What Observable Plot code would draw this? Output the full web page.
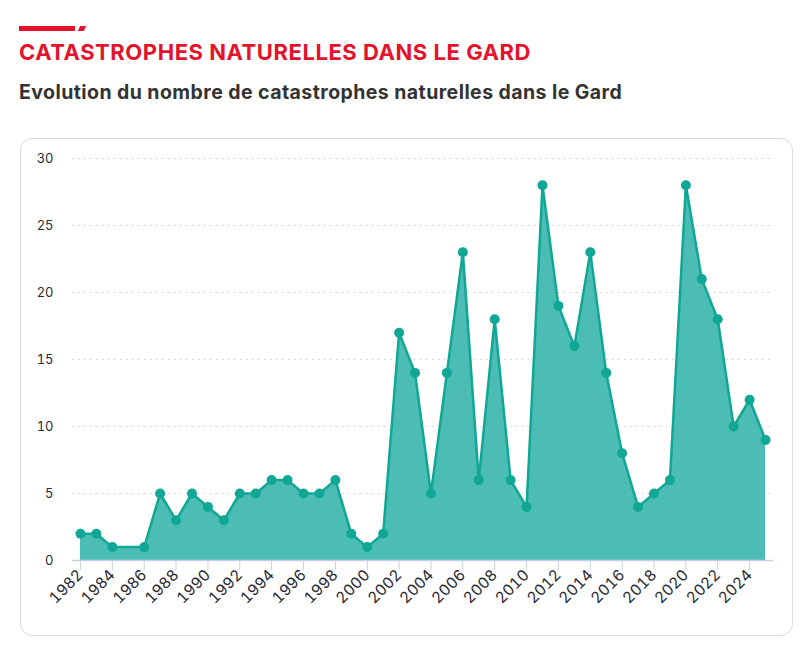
<!DOCTYPE html>
<html>
<head>
<meta charset="utf-8">
<script src="https://cdn.jsdelivr.net/npm/d3@7"></script>
<script src="https://cdn.jsdelivr.net/npm/@observablehq/plot@0.6"></script>
<style>
  html, body { margin: 0; padding: 0; background: #fff; }
  body { width: 812px; height: 653px; position: relative; overflow: hidden; font-family: Inter, "Open Sans", sans-serif; }
  .bar1 { position: absolute; left: 19px; top: 26px; width: 56px; height: 5px; background: #e4132c; }
  .bar2 { position: absolute; left: 79px; top: 26px; width: 6px; height: 5px; background: #e4132c; transform: skewX(-25deg); }
  .title { position: absolute; left: 19px; top: 39px; font-size: 22px; font-weight: 700; color: #e4132c; letter-spacing: 0.55px; white-space: nowrap; line-height: 1.2; }
  .subtitle { position: absolute; left: 19px; top: 81px; font-size: 19.5px; font-weight: 700; color: #333; letter-spacing: 0.43px; white-space: nowrap; line-height: 1.2; }
  .box { position: absolute; left: 20px; top: 138px; width: 771px; height: 496px; border: 1px solid #dcdcdc; border-radius: 12px; }
  #chart { position: absolute; left: 20px; top: 138px; }
</style>
</head>
<body>
<div class="bar1"></div><div class="bar2"></div>
<div class="title">CATASTROPHES NATURELLES DANS LE GARD</div>
<div class="subtitle">Evolution du nombre de catastrophes naturelles dans le Gard</div>
<div class="box"></div>
<div id="chart"></div>
<script>
const years = [1982,1983,1984,1986,1987,1988,1989,1990,1991,1992,1993,1994,1995,1996,1997,1998,1999,2000,2001,2002,2003,2004,2005,2006,2007,2008,2009,2010,2011,2012,2013,2014,2015,2016,2017,2018,2019,2020,2021,2022,2023,2024,2025];
const counts = [2,2,1,1,5,3,5,4,3,5,5,6,6,5,5,6,2,1,2,17,14,5,14,23,6,18,6,4,28,19,16,23,14,8,4,5,6,28,21,18,10,12,9];
const xTicks = [1982,1984,1986,1988,1990,1992,1994,1996,1998,2000,2002,2004,2006,2008,2010,2012,2014,2016,2018,2020,2022,2024];
const yTicks = [0,5,10,15,20,25,30];

const data = years.map((y, i) => ({year: y, count: counts[i]}));
const teal = "#11a796";

const chart = Plot.plot({
  width: 773,
  height: 498,
  marginLeft: 52,
  marginRight: 20,
  marginTop: 20,
  marginBottom: 76,
  x: {domain: [1981.5, 2025.5], label: null},
  y: {domain: [0, 30], label: null},
  style: {fontFamily: "Inter, 'Open Sans', sans-serif", fontSize: "13px", color: "#2b2b35", background: "transparent"},
  marks: [
    Plot.gridY(yTicks.filter(d => d > 0), {stroke: "#cfcfcf", strokeOpacity: 1, strokeDasharray: "1.5,4.5"}),
    Plot.areaY(data, {x: "year", y: "count", fill: "#4bbdb5"}),
    Plot.lineY(data, {x: "year", y: "count", stroke: teal, strokeWidth: 2.5}),
    Plot.dot(data, {x: "year", y: "count", fill: teal, r: 5}),
    Plot.ruleY([0], {stroke: "#c9d0e3", strokeWidth: 1.5}),
    Plot.axisY({ticks: yTicks, tickSize: 0, tickPadding: 19, fontSize: 13, label: null}),
    Plot.axisX({ticks: xTicks, tickFormat: d => String(d), tickRotate: -45, tickSize: 10, tickPadding: 2, stroke: "#c9d0e3", fontSize: 15.5, label: null})
  ]
});
document.getElementById("chart").appendChild(chart);
</script>
</body>
</html>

* [TASK PROMPT]
The listing above needs to be output again exactly. Don't include the pictures.

* [WRITTEN RESPONSE]
What Observable Plot code would draw this? Output the full web page.
<!DOCTYPE html>
<html>
<head>
<meta charset="utf-8">
<script src="https://cdn.jsdelivr.net/npm/d3@7"></script>
<script src="https://cdn.jsdelivr.net/npm/@observablehq/plot@0.6"></script>
<style>
  html, body { margin: 0; padding: 0; background: #fff; }
  body { width: 812px; height: 653px; position: relative; overflow: hidden; font-family: Inter, "Open Sans", sans-serif; }
  .bar1 { position: absolute; left: 19px; top: 26px; width: 56px; height: 5px; background: #e4132c; }
  .bar2 { position: absolute; left: 79px; top: 26px; width: 6px; height: 5px; background: #e4132c; transform: skewX(-25deg); }
  .title { position: absolute; left: 19px; top: 39px; font-size: 22px; font-weight: 700; color: #e4132c; letter-spacing: 0.55px; white-space: nowrap; line-height: 1.2; }
  .subtitle { position: absolute; left: 19px; top: 81px; font-size: 19.5px; font-weight: 700; color: #333; letter-spacing: 0.43px; white-space: nowrap; line-height: 1.2; }
  .box { position: absolute; left: 20px; top: 138px; width: 771px; height: 496px; border: 1px solid #dcdcdc; border-radius: 12px; }
  #chart { position: absolute; left: 20px; top: 138px; }
</style>
</head>
<body>
<div class="bar1"></div><div class="bar2"></div>
<div class="title">CATASTROPHES NATURELLES DANS LE GARD</div>
<div class="subtitle">Evolution du nombre de catastrophes naturelles dans le Gard</div>
<div class="box"></div>
<div id="chart"></div>
<script>
const years = [1982,1983,1984,1986,1987,1988,1989,1990,1991,1992,1993,1994,1995,1996,1997,1998,1999,2000,2001,2002,2003,2004,2005,2006,2007,2008,2009,2010,2011,2012,2013,2014,2015,2016,2017,2018,2019,2020,2021,2022,2023,2024,2025];
const counts = [2,2,1,1,5,3,5,4,3,5,5,6,6,5,5,6,2,1,2,17,14,5,14,23,6,18,6,4,28,19,16,23,14,8,4,5,6,28,21,18,10,12,9];
const xTicks = [1982,1984,1986,1988,1990,1992,1994,1996,1998,2000,2002,2004,2006,2008,2010,2012,2014,2016,2018,2020,2022,2024];
const yTicks = [0,5,10,15,20,25,30];

const data = years.map((y, i) => ({year: y, count: counts[i]}));
const teal = "#11a796";

const chart = Plot.plot({
  width: 773,
  height: 498,
  marginLeft: 52,
  marginRight: 20,
  marginTop: 20,
  marginBottom: 76,
  x: {domain: [1981.5, 2025.5], label: null},
  y: {domain: [0, 30], label: null},
  style: {fontFamily: "Inter, 'Open Sans', sans-serif", fontSize: "13px", color: "#2b2b35", background: "transparent"},
  marks: [
    Plot.gridY(yTicks.filter(d => d > 0), {stroke: "#cfcfcf", strokeOpacity: 1, strokeDasharray: "1.5,4.5"}),
    Plot.areaY(data, {x: "year", y: "count", fill: "#4bbdb5"}),
    Plot.lineY(data, {x: "year", y: "count", stroke: teal, strokeWidth: 2.5}),
    Plot.dot(data, {x: "year", y: "count", fill: teal, r: 5}),
    Plot.ruleY([0], {stroke: "#c9d0e3", strokeWidth: 1.5}),
    Plot.axisY({ticks: yTicks, tickSize: 0, tickPadding: 19, fontSize: 13, label: null}),
    Plot.axisX({ticks: xTicks, tickFormat: d => String(d), tickRotate: -45, tickSize: 10, tickPadding: 2, stroke: "#c9d0e3", fontSize: 15.5, label: null})
  ]
});
document.getElementById("chart").appendChild(chart);
</script>
</body>
</html>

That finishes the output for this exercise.